2

3 2 0
                                    

Sejak saat itu, Binar tidak henti-hentinya berbicara tentang Aidan.

Ia bahkan mengatakan secara terang-terangan kepada Rani dan Anggun bahwa ia menyukainya.

Sadar bahwa Binar ini kurang up to date, Rani dan Anggun lalu menceritakan banyak hal tentang cowok itu.

Tentang dia yang memiliki kecerdasan jauh di atas rata-rata, tentang dia yang sehari-hari sibuk mempersiapkan olimpiade matematika, tentang dia yang kurang berbaur dengan anak kelas lain, juga tentang circle nya yang berisi anak-anak olim yang rata-rata sama cerdasnya, dan tentang dia lainnya yang semakin didengar semakin membuat Binar jadi insecure.

"Dia terlalu jauh di jangkau, ya?" kata Binar suatu hari.

"Apa gue bilang, 'kan. Dia tuh beda kelas sama kita." Kata Anggun sambil mengunyah bakso penuh-penuh di mulutnya. Memang namanya saja Anggun, tapi tidak dengan perilakunya yang cenderung seperti anak laki-laki.

"Bahkan banyak yang bilang Aidan itu dekat sama Rania, anak olim biologi itu." Kata Rani. Dibandingkan dengan Binar dan Anggun, Rani yang paling mungkin bisa berteman dengan anak-anak cerdas itu. Walaupun ada di kelas XI-7, Rani berturut-turut ranking satu sejak awal masuk sekolah.

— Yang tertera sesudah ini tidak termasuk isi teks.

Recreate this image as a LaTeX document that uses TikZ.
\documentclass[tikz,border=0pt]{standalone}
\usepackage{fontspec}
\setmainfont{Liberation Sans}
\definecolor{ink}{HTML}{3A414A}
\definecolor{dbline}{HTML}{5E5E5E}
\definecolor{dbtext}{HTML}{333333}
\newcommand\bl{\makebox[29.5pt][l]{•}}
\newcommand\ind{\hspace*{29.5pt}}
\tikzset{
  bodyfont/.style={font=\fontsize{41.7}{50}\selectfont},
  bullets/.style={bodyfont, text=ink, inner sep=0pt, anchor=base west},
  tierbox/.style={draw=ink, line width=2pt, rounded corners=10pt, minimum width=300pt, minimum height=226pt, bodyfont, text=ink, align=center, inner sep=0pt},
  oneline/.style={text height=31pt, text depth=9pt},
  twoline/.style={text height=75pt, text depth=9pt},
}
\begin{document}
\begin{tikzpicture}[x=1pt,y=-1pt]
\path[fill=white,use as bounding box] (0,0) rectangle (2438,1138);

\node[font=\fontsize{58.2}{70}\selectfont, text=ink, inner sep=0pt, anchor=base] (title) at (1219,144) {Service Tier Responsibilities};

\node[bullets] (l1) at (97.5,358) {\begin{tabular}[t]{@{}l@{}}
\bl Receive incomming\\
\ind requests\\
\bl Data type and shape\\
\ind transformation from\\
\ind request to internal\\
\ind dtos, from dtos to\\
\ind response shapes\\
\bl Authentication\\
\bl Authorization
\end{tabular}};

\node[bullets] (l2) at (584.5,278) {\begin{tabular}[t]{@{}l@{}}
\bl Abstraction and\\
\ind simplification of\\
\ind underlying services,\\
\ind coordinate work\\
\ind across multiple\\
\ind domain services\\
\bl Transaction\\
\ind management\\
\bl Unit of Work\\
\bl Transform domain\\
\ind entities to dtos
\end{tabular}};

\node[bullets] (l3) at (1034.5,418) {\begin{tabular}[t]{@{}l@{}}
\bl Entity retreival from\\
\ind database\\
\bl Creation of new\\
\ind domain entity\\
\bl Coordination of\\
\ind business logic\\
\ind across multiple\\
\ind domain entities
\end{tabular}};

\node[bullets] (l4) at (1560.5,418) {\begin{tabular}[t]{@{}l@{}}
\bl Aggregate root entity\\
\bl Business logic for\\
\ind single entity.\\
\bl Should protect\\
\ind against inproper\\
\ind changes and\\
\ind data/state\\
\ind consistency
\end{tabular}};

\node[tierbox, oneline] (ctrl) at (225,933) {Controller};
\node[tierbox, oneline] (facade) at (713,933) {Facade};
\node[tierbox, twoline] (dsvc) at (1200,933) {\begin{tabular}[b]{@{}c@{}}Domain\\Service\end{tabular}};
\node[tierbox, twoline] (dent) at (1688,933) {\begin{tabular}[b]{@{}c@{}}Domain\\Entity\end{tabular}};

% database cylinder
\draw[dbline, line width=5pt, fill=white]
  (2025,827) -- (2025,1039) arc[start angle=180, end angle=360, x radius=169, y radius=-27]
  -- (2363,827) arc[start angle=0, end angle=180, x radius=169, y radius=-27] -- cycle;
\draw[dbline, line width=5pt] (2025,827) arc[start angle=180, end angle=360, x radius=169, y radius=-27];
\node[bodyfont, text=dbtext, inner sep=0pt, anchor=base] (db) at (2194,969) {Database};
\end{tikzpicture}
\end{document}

"Serius? Wah, kalau emang benar mereka emang cocok, banget, sih." Kata Anggun dengan tidak peka nya di depan Binar.

Mendengar itu, wajah Binar yang biasanya cerah jadi mendadak suram.

Ia merengut menatap ke lapangan sekolah, di mana di sana anak-anak XI-I sedang kegiatan olahraga basket.

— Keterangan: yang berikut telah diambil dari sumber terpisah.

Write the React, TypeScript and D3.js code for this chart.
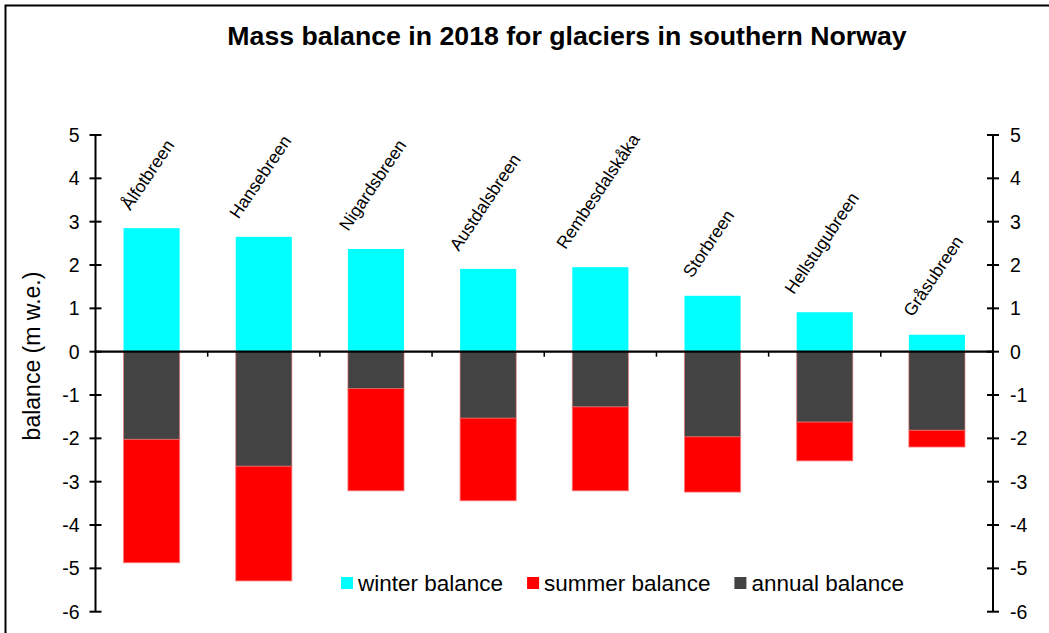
import React from "react";
import * as d3 from "d3";

const categories = [
  "Ålfotbreen",
  "Hansebreen",
  "Nigardsbreen",
  "Austdalsbreen",
  "Rembesdalskåka",
  "Storbreen",
  "Hellstugubreen",
  "Gråsubreen",
];
const winterBalance = [2.85, 2.65, 2.37, 1.91, 1.95, 1.29, 0.91, 0.39];
const summerBalance = [-4.87, -5.29, -3.21, -3.44, -3.21, -3.24, -2.52, -2.2];
const annualBalance = [-2.02, -2.64, -0.85, -1.53, -1.27, -1.96, -1.62, -1.81];
const yTicks = [5, 4, 3, 2, 1, 0, -1, -2, -3, -4, -5, -6];
const legendLabels = ["winter balance", "summer balance", "annual balance"];
const titleText = "Mass balance in 2018 for glaciers in southern Norway";
const yAxisTitle = "balance (m w.e.)";

const W = 1049;
const H = 633;
const FONT = "'Liberation Sans', Arial, Helvetica, sans-serif";
const COLORS = { winter: "#00FFFF", summer: "#FF0000", annual: "#434343" };

let _ctx: CanvasRenderingContext2D | null = null;
function measure(text: string, size: number, weight = "normal") {
  if (!_ctx) _ctx = document.createElement("canvas").getContext("2d");
  if (!_ctx) return text.length * size * 0.5;
  _ctx.font = `${weight} ${size}px "Liberation Sans", Arial, sans-serif`;
  return _ctx.measureText(text).width;
}

export default function App() {
  const left = 95.5;
  const right = 993;
  const y = d3.scaleLinear().domain([-6, 5]).range([611.7, 135]);
  const x = d3
    .scaleBand<string>()
    .domain(categories)
    .range([left, right])
    .paddingInner(0.5)
    .paddingOuter(0.25);
  const step = x.step();
  const bw = x.bandwidth();
  const y0 = y(0);

  const catFont = 17.5;
  const tickFont = 19.5;
  const legendFont = 22.5;

  const boundaries = categories.slice(0, -1).map((c) => (x(c) as number) + bw + step * 0.25);

  // legend layout
  const legendStart = 341;
  const sq = 12;
  let lx = legendStart;
  const legendItems = legendLabels.map((label, i) => {
    const item = { label, x: lx, color: [COLORS.winter, COLORS.summer, COLORS.annual][i] };
    lx += sq + 5 + measure(label, legendFont) + 24;
    return item;
  });

  return (
    <svg
      width={W}
      height={H}
      style={{ position: "absolute", left: 0, top: 0, background: "#fff" }}
      fontFamily={FONT}
    >
      <rect x={0} y={0} width={W} height={H} fill="#fff" />
      {/* frame */}
      <rect x={5.5} y={5.5} width={W + 50} height={H + 50} fill="none" stroke="#000" strokeWidth={2} />

      {/* title */}
      <text x={567} y={45} textAnchor="middle" fontSize={26.7} fontWeight="bold" fill="#000">
        {titleText}
      </text>

      {/* y axis title */}
      <text
        transform={`translate(39.5,${356}) rotate(-90)`}
        textAnchor="middle"
        fontSize={23}
        fill="#000"
      >
        {yAxisTitle}
      </text>

      {/* bars */}
      {categories.map((c, i) => {
        const bx = x(c) as number;
        return (
          <g key={c}>
            <rect x={bx} y={y(winterBalance[i])} width={bw} height={y0 - y(winterBalance[i])} fill={COLORS.winter} />
            <rect
              x={bx}
              y={y(annualBalance[i])}
              width={bw}
              height={y(summerBalance[i]) - y(annualBalance[i])}
              fill={COLORS.summer}
              stroke="rgba(255,120,120,0.8)"
              strokeWidth={1}
            />
            <rect
              x={bx}
              y={y0}
              width={bw}
              height={y(annualBalance[i]) - y0}
              fill={COLORS.annual}
              stroke="rgba(230,110,110,0.6)"
              strokeWidth={1}
            />
          </g>
        );
      })}

      {/* category labels */}
      {categories.map((c, i) => {
        const cx = (x(c) as number) + bw / 2;
        const L = measure(c, catFont);
        const sx = cx - 1.4 - 0.25 * L;
        const sy = y(winterBalance[i]) - 17;
        return (
          <text
            key={"l" + c}
            x={sx}
            y={sy}
            transform={`rotate(-56, ${sx}, ${sy})`}
            fontSize={catFont}
            fill="#000"
          >
            {c}
          </text>
        );
      })}

      {/* zero line */}
      <line x1={left} x2={right} y1={y0} y2={y0} stroke="#000" strokeWidth={2.2} />
      {boundaries.map((bx, i) => (
        <line key={"b" + i} x1={bx} x2={bx} y1={y0} y2={y0 + 5} stroke="#000" strokeWidth={1.5} />
      ))}

      {/* left axis */}
      <line x1={left} x2={left} y1={y(5)} y2={y(-6)} stroke="#000" strokeWidth={2} />
      {yTicks.map((t) => (
        <g key={"lt" + t}>
          <line x1={left - 6} x2={left + 6} y1={y(t)} y2={y(t)} stroke="#000" strokeWidth={2} />
          <text x={left - 16} y={y(t) + 7} textAnchor="end" fontSize={tickFont} fill="#000">
            {t}
          </text>
        </g>
      ))}

      {/* right axis */}
      <line x1={right} x2={right} y1={y(5)} y2={y(-6)} stroke="#000" strokeWidth={2} />
      {yTicks.map((t) => (
        <g key={"rt" + t}>
          <line x1={right - 6} x2={right + 6} y1={y(t)} y2={y(t)} stroke="#000" strokeWidth={2} />
          <text x={right + 17} y={y(t) + 7} textAnchor="start" fontSize={tickFont} fill="#000">
            {t}
          </text>
        </g>
      ))}

      {/* legend */}
      {legendItems.map((it) => (
        <g key={it.label}>
          <rect x={it.x} y={577} width={sq} height={sq} fill={it.color} />
          <text x={it.x + sq + 5} y={591} fontSize={legendFont} fill="#000">
            {it.label}
          </text>
        </g>
      ))}
    </svg>
  );
}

Aidan ada di sana bersama teman-temannya, dan ikut serta bermain. Walaupun ia tidak mengikuti eksktrakurikuler olahraga, Aidan cukup sehat dan bugar dalam beraktifitas fisik.

Seperti biasa, Aidan nampak ganteng, menawan, dan terasa teduh di hati Binar. Apalagi dengan keringat tubuhnya yang dibalut kaos seragam sekolah, menambah kesan maskulin tersendiri.

Sudah satu tahun sejak insiden tenggelam itu berlalu, tapi Binar belum menemukan cara untuk mendekati Aidan.

Tidak ada teman yang bisa mengenalkan dirinya pada Aidan, toh memang mereka tidak punya relasi sama sekali.

Pun Binar tidak ada keberanian untuk secara random dan tiba-tiba menyatakan perasaan begitu saja di depan Aidan seperti orang bodoh.

Tapi, sehari-hari tak sekalipun Binar berhenti memikirkan bagaimana caranya ia bisa berkenalan dengannya.

Mengikuti sosial medianya? Sudah.

Lagian Aidan bukan tipikal cowok yang aktif bersosial-media. Dia jarang aktif di Instagram. Foto-fotonya pun hanya seputar kegiatan sekolah yang mengharuskannya memposting foto.

Binar juga rutin melihat akun kelas dan akun OSN kalau-kalau ada kabar tentang Aidan yang terpublikasi. Melihat laki-laki itu sukses memang cukup membuat Binar bahagia.

Tapi, Binar tidak bisa bohong kalau ia menginginkan lebih. Ia ingin berteman dengan Aidan, ia ingin mengenal lelaki itu dari dekat.

Bahwa menyukainya selama ini membuat Binar semakin penasaran pada sosoknya yang misterius dan tertutup.

Di saat-saat seperti ini, di saat Binar sedang kehabisan cara untuk bisa mengenal Aidan lebih jauh, Binar hanya akan duduk di samping jendela kelas. Membuka buku sketsanya dan mulai melukis Aidan dari kejauhan.

Keterampilan menggambarnya mungkin satu-satunya hal yang dimiliki oleh gadis ini. Walaupun ia tidak pandai belajar, Binar cukup terampil dalam melukis.

Sudah tidak terhitung berapa lukisan yang ia buat, semua sosok Aidan dalam buku sketsanya itu terlihat begitu mengesankan.